Frustrated with the slow progress and limited impact of across-the-board reforms, infrastructure ministries and development partners are more willing to consider dedicated approaches such as public investment programs (similar to NIIPs), and off-budget infrastructure funds to create separate funding streams with their own process and management arrangements.

Public financial management officials are generally wary of such arrangements, pointing out fragmentation of the budget may lead to suboptimal economic outcomes. There is no guarantee that dedicated approaches will result in better management.

Further complicating matters is the need to respond to climate change and the frequent occurrence of natural disasters. The rapidly growing focus on disaster risk management in the region seeks to climate-proof infrastructure assets and manage how they are impacted when disasters occur.

Integrate infrastructure reforms into broader policy dialogue

The example of the Pacific Catastrophe Risk Assessment and Financing Initiative (PCRAFI), which helps governments assess their exposure to natural disasters, provides some optimism about the future of the nexus between public financial management, infrastructure service delivery, and disaster risk management.

The PCRAFI exposure database was developed in 2010 and list the major infrastructure assets of 15 countries. It shows where assets are located and how much replacements would cost.

But many finance and Infrastructure ministries in the region, as well as public financial management and infrastructure service delivery practitioners—for whom this type of information is crucial—were not aware the database existed.

Recent examination of the database has revealed its true potential.

  PCRAFI database has huge potential for infrastructure planning

PRIF, the Pacific Financial Technical Assistance Centre (PFTAC) and the World Bank have identified major synergies between the PCRAFI database, PRIF’s own asset registries, and PFTAC asset accounting tools – particularly where different nomenclature and methodology were being used to refer to similar solutions.

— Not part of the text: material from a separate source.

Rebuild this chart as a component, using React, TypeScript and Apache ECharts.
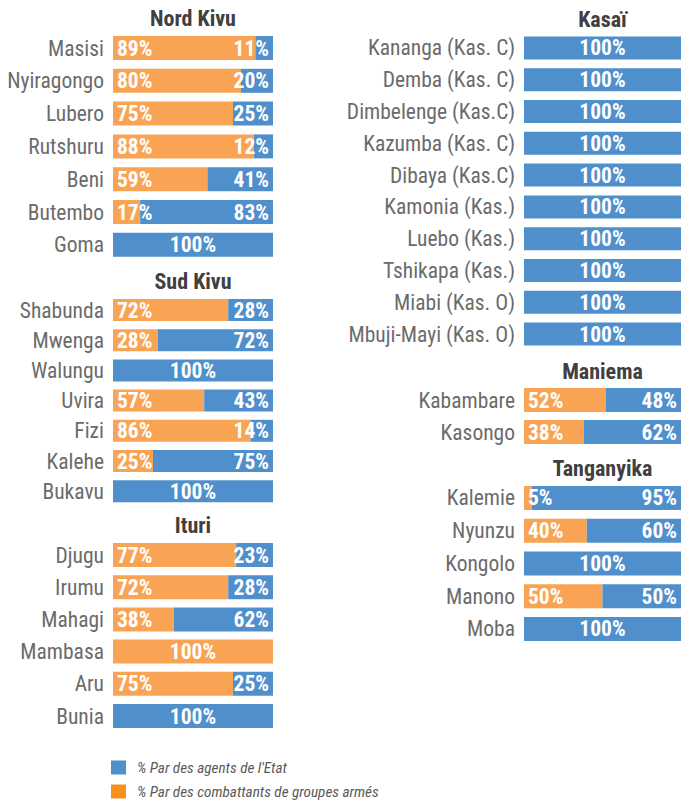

Pacific development partners have established a multi-donor, multi-disciplinary working group, coordinated by PRIF, to better leverage the data in their efforts to make Pacific infrastructure sustainable in the long term. It will develop a common approach to updating the database later this year in a way that it informs disaster risk management, public financial management practices, and infrastructure service delivery.

The long-term goal is to integrate infrastructure-related reforms into a broader policy dialogue between development partners and governments in the Pacific. That way, once infrastructure is built, we can ensure it is properly maintained so we don’t have to rebuild it all over again decades later.